The Daily Gamecock

Banquet displays poverty, global disparity

Different social classes eat their meals
Different social classes eat their meals

Meals served range from sparse to relatively lavish

There was something different about the banquet held in the Russell House Ballroom Tuesday.

Some attendees sat on stacks of newspaper and ate rice with their hands, while others sat at tables with white tableclothes and ate a full meal of spaghetti, salad and sweet tea.

The “hunger banquet,” part of USC’s second-annual “Food Justice Week,” saw participants divided into disparate socioeconomic classes, which aimed to reflect the reality of poverty throughout the world.

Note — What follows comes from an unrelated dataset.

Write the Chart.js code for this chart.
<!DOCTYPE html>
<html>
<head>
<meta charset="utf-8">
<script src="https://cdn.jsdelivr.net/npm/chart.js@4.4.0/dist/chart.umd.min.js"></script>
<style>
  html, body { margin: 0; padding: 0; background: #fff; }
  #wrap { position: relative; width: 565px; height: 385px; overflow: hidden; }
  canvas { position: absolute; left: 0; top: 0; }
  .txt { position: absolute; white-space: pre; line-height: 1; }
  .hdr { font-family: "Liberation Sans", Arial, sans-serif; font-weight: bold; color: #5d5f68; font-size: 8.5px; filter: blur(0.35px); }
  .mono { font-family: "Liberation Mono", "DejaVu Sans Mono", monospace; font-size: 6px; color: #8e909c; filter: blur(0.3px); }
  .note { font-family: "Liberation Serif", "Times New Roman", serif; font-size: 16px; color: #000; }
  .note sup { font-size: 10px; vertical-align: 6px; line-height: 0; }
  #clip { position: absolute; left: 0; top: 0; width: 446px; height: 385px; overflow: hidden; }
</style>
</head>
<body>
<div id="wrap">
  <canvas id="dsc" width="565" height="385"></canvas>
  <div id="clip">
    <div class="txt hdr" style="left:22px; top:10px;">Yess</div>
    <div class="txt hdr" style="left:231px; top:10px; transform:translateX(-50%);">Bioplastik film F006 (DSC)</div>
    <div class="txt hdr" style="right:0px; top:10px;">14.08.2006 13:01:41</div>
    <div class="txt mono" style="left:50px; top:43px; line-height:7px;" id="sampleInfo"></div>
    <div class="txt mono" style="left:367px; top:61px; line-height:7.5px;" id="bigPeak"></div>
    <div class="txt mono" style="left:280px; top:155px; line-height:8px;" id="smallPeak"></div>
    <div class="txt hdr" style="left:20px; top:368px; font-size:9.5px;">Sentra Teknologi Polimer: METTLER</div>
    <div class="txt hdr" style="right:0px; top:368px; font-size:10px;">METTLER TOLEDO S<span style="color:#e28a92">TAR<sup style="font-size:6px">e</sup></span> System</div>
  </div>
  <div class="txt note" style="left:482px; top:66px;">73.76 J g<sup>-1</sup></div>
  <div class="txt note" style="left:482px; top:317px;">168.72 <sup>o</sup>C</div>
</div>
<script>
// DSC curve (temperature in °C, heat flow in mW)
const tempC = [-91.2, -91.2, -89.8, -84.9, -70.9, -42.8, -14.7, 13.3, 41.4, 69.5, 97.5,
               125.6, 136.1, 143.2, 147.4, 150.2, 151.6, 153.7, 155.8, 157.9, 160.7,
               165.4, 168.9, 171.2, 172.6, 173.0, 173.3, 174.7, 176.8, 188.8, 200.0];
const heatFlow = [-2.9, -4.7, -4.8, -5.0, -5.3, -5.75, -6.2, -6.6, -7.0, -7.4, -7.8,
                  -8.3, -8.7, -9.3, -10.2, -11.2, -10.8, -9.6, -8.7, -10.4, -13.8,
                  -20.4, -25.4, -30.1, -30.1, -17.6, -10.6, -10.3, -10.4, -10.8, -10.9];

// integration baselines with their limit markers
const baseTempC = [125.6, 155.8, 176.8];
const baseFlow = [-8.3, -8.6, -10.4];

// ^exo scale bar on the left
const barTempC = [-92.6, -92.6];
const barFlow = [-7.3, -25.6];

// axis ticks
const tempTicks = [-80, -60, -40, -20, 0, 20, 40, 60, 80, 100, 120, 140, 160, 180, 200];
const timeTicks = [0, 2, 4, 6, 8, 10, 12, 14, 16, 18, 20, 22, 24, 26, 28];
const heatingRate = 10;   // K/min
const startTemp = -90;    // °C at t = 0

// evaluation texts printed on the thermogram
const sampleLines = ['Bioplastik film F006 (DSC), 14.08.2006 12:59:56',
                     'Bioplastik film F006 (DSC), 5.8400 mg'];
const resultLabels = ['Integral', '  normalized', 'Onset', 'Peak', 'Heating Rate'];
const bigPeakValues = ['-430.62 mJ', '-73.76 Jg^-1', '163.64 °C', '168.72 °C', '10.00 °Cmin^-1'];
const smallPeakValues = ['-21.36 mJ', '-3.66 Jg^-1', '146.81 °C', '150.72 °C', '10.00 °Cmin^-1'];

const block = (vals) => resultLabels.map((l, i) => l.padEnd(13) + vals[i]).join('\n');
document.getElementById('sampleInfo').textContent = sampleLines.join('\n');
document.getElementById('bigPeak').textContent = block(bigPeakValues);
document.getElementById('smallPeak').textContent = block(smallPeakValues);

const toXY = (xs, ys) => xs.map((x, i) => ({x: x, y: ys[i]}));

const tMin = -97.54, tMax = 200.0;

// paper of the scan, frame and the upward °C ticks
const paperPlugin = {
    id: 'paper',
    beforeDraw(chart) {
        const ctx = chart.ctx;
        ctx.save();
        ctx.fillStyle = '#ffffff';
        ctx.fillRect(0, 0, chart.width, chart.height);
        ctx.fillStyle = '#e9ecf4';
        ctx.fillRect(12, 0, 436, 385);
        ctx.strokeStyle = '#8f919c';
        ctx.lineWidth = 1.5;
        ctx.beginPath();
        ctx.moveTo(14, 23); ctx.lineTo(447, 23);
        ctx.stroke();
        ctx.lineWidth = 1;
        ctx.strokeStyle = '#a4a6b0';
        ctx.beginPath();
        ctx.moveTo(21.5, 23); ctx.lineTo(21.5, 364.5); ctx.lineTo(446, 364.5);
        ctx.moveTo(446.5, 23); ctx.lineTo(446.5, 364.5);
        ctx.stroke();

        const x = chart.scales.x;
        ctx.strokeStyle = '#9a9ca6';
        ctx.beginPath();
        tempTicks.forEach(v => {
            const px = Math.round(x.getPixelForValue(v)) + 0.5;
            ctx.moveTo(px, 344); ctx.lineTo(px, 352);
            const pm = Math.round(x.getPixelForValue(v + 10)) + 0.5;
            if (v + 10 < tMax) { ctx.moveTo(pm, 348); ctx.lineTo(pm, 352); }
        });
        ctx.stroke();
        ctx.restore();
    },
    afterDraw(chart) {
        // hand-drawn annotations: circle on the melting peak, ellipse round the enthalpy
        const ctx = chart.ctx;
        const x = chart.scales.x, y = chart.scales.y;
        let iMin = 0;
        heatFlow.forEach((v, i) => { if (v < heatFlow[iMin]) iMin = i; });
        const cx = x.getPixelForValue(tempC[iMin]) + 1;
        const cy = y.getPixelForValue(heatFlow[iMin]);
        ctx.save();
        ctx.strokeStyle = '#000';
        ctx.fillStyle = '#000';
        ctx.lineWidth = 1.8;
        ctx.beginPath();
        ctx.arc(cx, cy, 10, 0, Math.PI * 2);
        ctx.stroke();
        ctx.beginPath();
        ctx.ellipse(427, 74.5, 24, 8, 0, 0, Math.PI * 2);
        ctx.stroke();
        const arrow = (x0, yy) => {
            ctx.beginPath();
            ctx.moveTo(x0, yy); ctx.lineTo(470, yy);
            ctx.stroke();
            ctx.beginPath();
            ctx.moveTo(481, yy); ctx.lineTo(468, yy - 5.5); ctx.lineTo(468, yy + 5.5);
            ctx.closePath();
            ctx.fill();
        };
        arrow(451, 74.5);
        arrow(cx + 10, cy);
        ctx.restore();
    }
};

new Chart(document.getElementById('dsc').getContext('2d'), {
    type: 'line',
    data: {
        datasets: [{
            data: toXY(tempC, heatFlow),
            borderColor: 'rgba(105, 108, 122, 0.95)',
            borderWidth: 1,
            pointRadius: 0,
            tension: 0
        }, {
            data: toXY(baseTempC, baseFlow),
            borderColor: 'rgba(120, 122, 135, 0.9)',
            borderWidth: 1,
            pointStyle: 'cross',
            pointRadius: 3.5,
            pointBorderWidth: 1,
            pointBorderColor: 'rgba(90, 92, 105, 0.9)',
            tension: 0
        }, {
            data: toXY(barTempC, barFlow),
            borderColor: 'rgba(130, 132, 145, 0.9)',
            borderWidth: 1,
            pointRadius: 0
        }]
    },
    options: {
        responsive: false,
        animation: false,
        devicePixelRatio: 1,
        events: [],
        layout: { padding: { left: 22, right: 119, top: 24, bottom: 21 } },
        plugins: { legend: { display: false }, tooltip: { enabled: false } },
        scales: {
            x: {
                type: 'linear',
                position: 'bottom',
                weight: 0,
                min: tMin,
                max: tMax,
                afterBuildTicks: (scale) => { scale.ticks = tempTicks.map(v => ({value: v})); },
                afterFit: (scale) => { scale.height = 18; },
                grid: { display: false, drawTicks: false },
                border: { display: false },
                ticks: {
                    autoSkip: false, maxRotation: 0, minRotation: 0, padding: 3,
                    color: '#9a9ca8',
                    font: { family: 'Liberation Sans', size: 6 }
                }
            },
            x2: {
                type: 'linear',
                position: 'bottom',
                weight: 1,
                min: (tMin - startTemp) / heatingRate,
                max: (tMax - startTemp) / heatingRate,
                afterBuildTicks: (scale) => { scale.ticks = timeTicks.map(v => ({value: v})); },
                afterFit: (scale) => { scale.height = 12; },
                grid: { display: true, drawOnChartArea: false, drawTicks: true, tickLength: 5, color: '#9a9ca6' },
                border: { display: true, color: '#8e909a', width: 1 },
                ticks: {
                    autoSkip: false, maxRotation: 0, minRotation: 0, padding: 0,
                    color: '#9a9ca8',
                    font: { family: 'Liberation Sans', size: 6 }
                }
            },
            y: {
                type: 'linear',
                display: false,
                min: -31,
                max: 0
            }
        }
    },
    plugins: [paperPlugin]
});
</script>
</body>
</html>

Suzanne Hackett, director of Columbia transitional housing group Hannah House; returning Peace Corps participant Howard Glenn; and Robert Rolfe, an international business professor who teaches classes in Tanzania, told stories of experiencing hunger around the globe — and here in Columbia.

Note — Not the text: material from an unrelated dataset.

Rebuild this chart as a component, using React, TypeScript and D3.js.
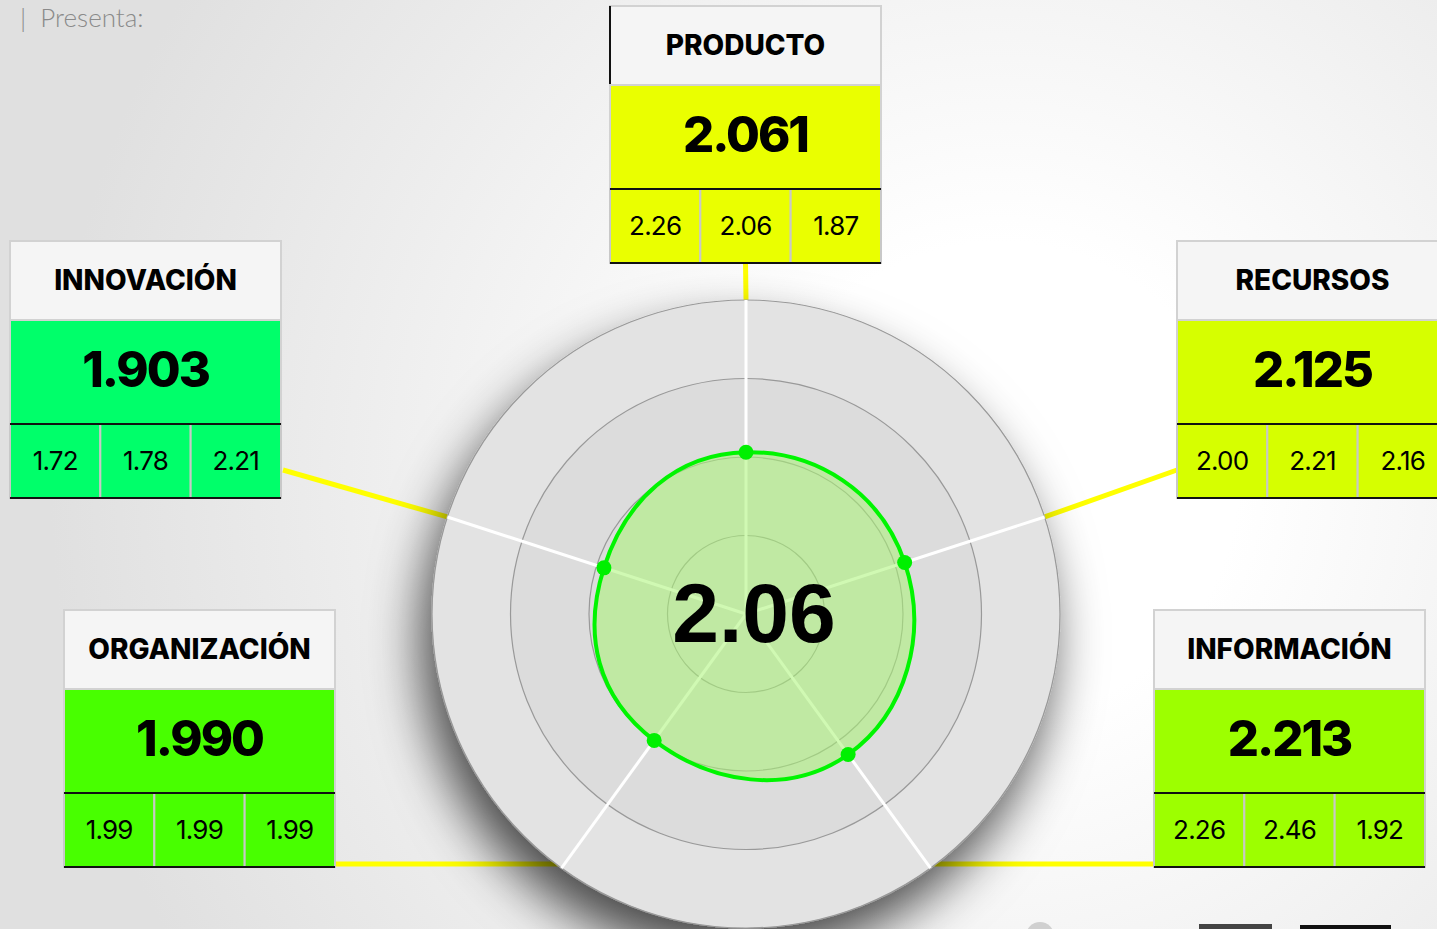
import React, { useEffect, useRef } from 'react'
import * as d3 from 'd3'

// data
const categories = ['PRODUCTO', 'RECURSOS', 'INFORMACIÓN', 'ORGANIZACIÓN', 'INNOVACIÓN']
const scores = [2.061, 2.125, 2.213, 1.99, 1.903]
const subScores = [
  [2.26, 2.06, 1.87],
  [2.0, 2.21, 2.16],
  [2.26, 2.46, 1.92],
  [1.99, 1.99, 1.99],
  [1.72, 1.78, 2.21],
]
const boxColors = ['#eaff00', '#d6ff00', '#9dff00', '#48ff00', '#00ff6a']
const overall = 2.06
const ringTicks = [1, 2, 3, 4]

// layout
const W = 1437
const H = 929
const cx = 746
const cy = 614
const R = 314
const boxPos = [
  [610, 6],
  [1177, 241],
  [1154, 610],
  [64, 610],
  [10, 241],
]
const BW = 271
const HEAD = 79
const VAL = 104
const SUB = 74

const App = () => {
  const svgRef = useRef<SVGSVGElement>(null)

  useEffect(() => {
    const svg = d3.select(svgRef.current)
    svg.selectAll('*').remove()

    const defs = svg.append('defs')
    const bg = defs.append('radialGradient').attr('id', 'bg')
      .attr('gradientUnits', 'userSpaceOnUse')
      .attr('cx', 1000).attr('cy', 480).attr('r', 950)
    bg.append('stop').attr('offset', '0.25').attr('stop-color', '#ffffff')
    bg.append('stop').attr('offset', '1').attr('stop-color', '#e0e0e0')

    const sh = defs.append('filter').attr('id', 'shadow')
      .attr('x', '-30%').attr('y', '-30%').attr('width', '160%').attr('height', '160%')
    sh.append('feDropShadow').attr('dx', -10).attr('dy', 28)
      .attr('stdDeviation', 26).attr('flood-color', '#000').attr('flood-opacity', 0.7)

    svg.append('rect').attr('width', W).attr('height', H).attr('fill', 'url(#bg)')

    svg.append('text').attr('x', 20).attr('y', 27)
      .attr('font-family', 'Lato, sans-serif').attr('font-weight', 300)
      .attr('font-size', 26).attr('fill', '#8a8a8a')
      .attr('xml:space', 'preserve')
      .text('|  Presenta:')

    // cut-off logos at the bottom edge
    svg.append('circle').attr('cx', 1040).attr('cy', 936).attr('r', 14).attr('fill', '#d0d0d0')
    svg.append('rect').attr('x', 1199).attr('y', 924).attr('width', 73).attr('height', 5).attr('fill', '#444')
    svg.append('rect').attr('x', 1300).attr('y', 925).attr('width', 91).attr('height', 4).attr('fill', '#111')

    const r = d3.scaleLinear().domain([0, 4]).range([0, R])
    const ang = d3.scaleLinear().domain([0, categories.length]).range([0, 2 * Math.PI])
    const pt = (i: number, v: number): [number, number] => [
      cx + r(v) * Math.sin(ang(i)),
      cy - r(v) * Math.cos(ang(i)),
    ]

    // connectors
    const ends = categories.map((_, i) => pt(i, 4))
    const anchors: [number, number][] = [
      [boxPos[0][0] + BW / 2, boxPos[0][1] + HEAD + VAL + SUB],
      [boxPos[1][0], boxPos[1][1] + 229],
      [boxPos[2][0], ends[2][1] - 4],
      [boxPos[3][0] + BW, ends[3][1] - 4],
      [boxPos[4][0] + BW + 2, boxPos[4][1] + 229],
    ]
    const starts: [number, number][] = ends.map((e, i) => (i === 2 || i === 3 ? [e[0], e[1] - 4] : e))
    svg.append('g').selectAll('line').data(categories).join('line')
      .attr('x1', (_, i) => starts[i][0]).attr('y1', (_, i) => starts[i][1])
      .attr('x2', (_, i) => anchors[i][0]).attr('y2', (_, i) => anchors[i][1])
      .attr('stroke', '#ffff00').attr('stroke-width', 5)

    // rings
    const g = svg.append('g')
    const rings = [...ringTicks].reverse()
    g.selectAll('circle.ring').data(rings).join('circle')
      .attr('class', 'ring')
      .attr('cx', cx).attr('cy', cy).attr('r', d => r(d))
      .attr('fill', d => (d === 4 ? '#e3e3e3' : '#dcdcdc'))
      .attr('stroke', '#999').attr('stroke-width', 1.2)
      .attr('filter', d => (d === 4 ? 'url(#shadow)' : null))

    g.selectAll('line.spoke').data(categories).join('line')
      .attr('class', 'spoke')
      .attr('x1', cx).attr('y1', cy)
      .attr('x2', (_, i) => ends[i][0]).attr('y2', (_, i) => ends[i][1])
      .attr('stroke', '#ffffff').attr('stroke-width', 3)

    const pts = scores.map((v, i) => pt(i, v))
    const line = d3.line().curve(d3.curveCardinalClosed.tension(-0.4))
    g.append('path').attr('d', line(pts))
      .attr('fill', '#aaf474').attr('fill-opacity', 0.55)
      .attr('stroke', '#00f500').attr('stroke-width', 4)

    g.selectAll('circle.dot').data(pts).join('circle')
      .attr('class', 'dot')
      .attr('cx', d => d[0]).attr('cy', d => d[1]).attr('r', 7.5)
      .attr('fill', '#00f000')

    g.append('text').attr('x', cx + 8).attr('y', cy + 28)
      .attr('text-anchor', 'middle')
      .attr('font-family', 'Liberation Sans, Arial, sans-serif').attr('font-weight', 700)
      .attr('font-size', 84).attr('fill', '#000')
      .text(d3.format('.2f')(overall))

    // boxes
    const boxes = svg.append('g').selectAll('g.box').data(categories).join('g')
      .attr('class', 'box')
      .attr('transform', (_, i) => `translate(${boxPos[i][0]},${boxPos[i][1]})`)

    boxes.append('rect').attr('width', BW).attr('height', HEAD)
      .attr('fill', '#f5f5f5').attr('stroke', '#d2d2d2').attr('stroke-width', 2)
    boxes.filter((_, i) => i === 0).append('line')
      .attr('x1', 0).attr('x2', 0).attr('y1', 0).attr('y2', HEAD)
      .attr('stroke', '#111').attr('stroke-width', 2)
    boxes.append('text').attr('x', BW / 2).attr('y', 49)
      .attr('text-anchor', 'middle')
      .attr('font-family', 'Inter, sans-serif').attr('font-weight', 800)
      .attr('font-size', 28).attr('fill', '#000')
      .text(d => d)

    boxes.append('rect').attr('y', HEAD).attr('width', BW).attr('height', VAL)
      .attr('fill', (_, i) => boxColors[i]).attr('stroke', '#d2d2d2').attr('stroke-width', 2)
    boxes.append('text').attr('x', BW / 2).attr('y', HEAD + 67)
      .attr('text-anchor', 'middle')
      .attr('font-family', 'Inter, sans-serif').attr('font-weight', 800)
      .attr('font-size', 49).attr('letter-spacing', -2).attr('fill', '#000')
      .text((_, i) => d3.format('.3f')(scores[i]))

    const cw = BW / 3
    boxes.each(function (_, i) {
      const b = d3.select(this)
      const row = b.append('g').attr('transform', `translate(0,${HEAD + VAL})`)
      row.selectAll('rect').data(subScores[i]).join('rect')
        .attr('x', (_, j) => j * cw).attr('width', cw).attr('height', SUB)
        .attr('fill', boxColors[i]).attr('stroke', '#c8c8c8').attr('stroke-width', 2)
      row.selectAll('text').data(subScores[i]).join('text')
        .attr('x', (_, j) => j * cw + cw / 2).attr('y', 46)
        .attr('text-anchor', 'middle')
        .attr('font-family', 'Inter, sans-serif').attr('font-weight', 400)
        .attr('font-size', 26).attr('letter-spacing', -0.8).attr('fill', '#000')
        .text(d => d3.format('.2f')(d))
      row.append('line').attr('x1', 0).attr('x2', BW).attr('y1', 0).attr('y2', 0)
        .attr('stroke', '#111').attr('stroke-width', 2)
      row.append('line').attr('x1', 0).attr('x2', BW).attr('y1', SUB).attr('y2', SUB)
        .attr('stroke', '#111').attr('stroke-width', 2)
    })
  }, [])

  return (
    <svg
      ref={svgRef}
      width={W}
      height={H}
      style={{ position: 'absolute', left: 0, top: 0, display: 'block' }}
    ></svg>
  )
}

export default App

They told stories of sewage flooded streets and small slums packed with millions of starving people, and Rolfe spoke of meeting people in Africa who don’t have much hope to improve their situation.

“Many people work hard — harder than I do — but their ability to reach the next level is limited,” he said.

Hackett encouraged participants to work to raise awareness of the issue of poverty.

“Hold each other accountable, and change the world,” she said.

Service sorority Omega Phi Alpha sponsored the event and paired with Heifer International to donate two goats to underdeveloped countries as a source of food, milk and income.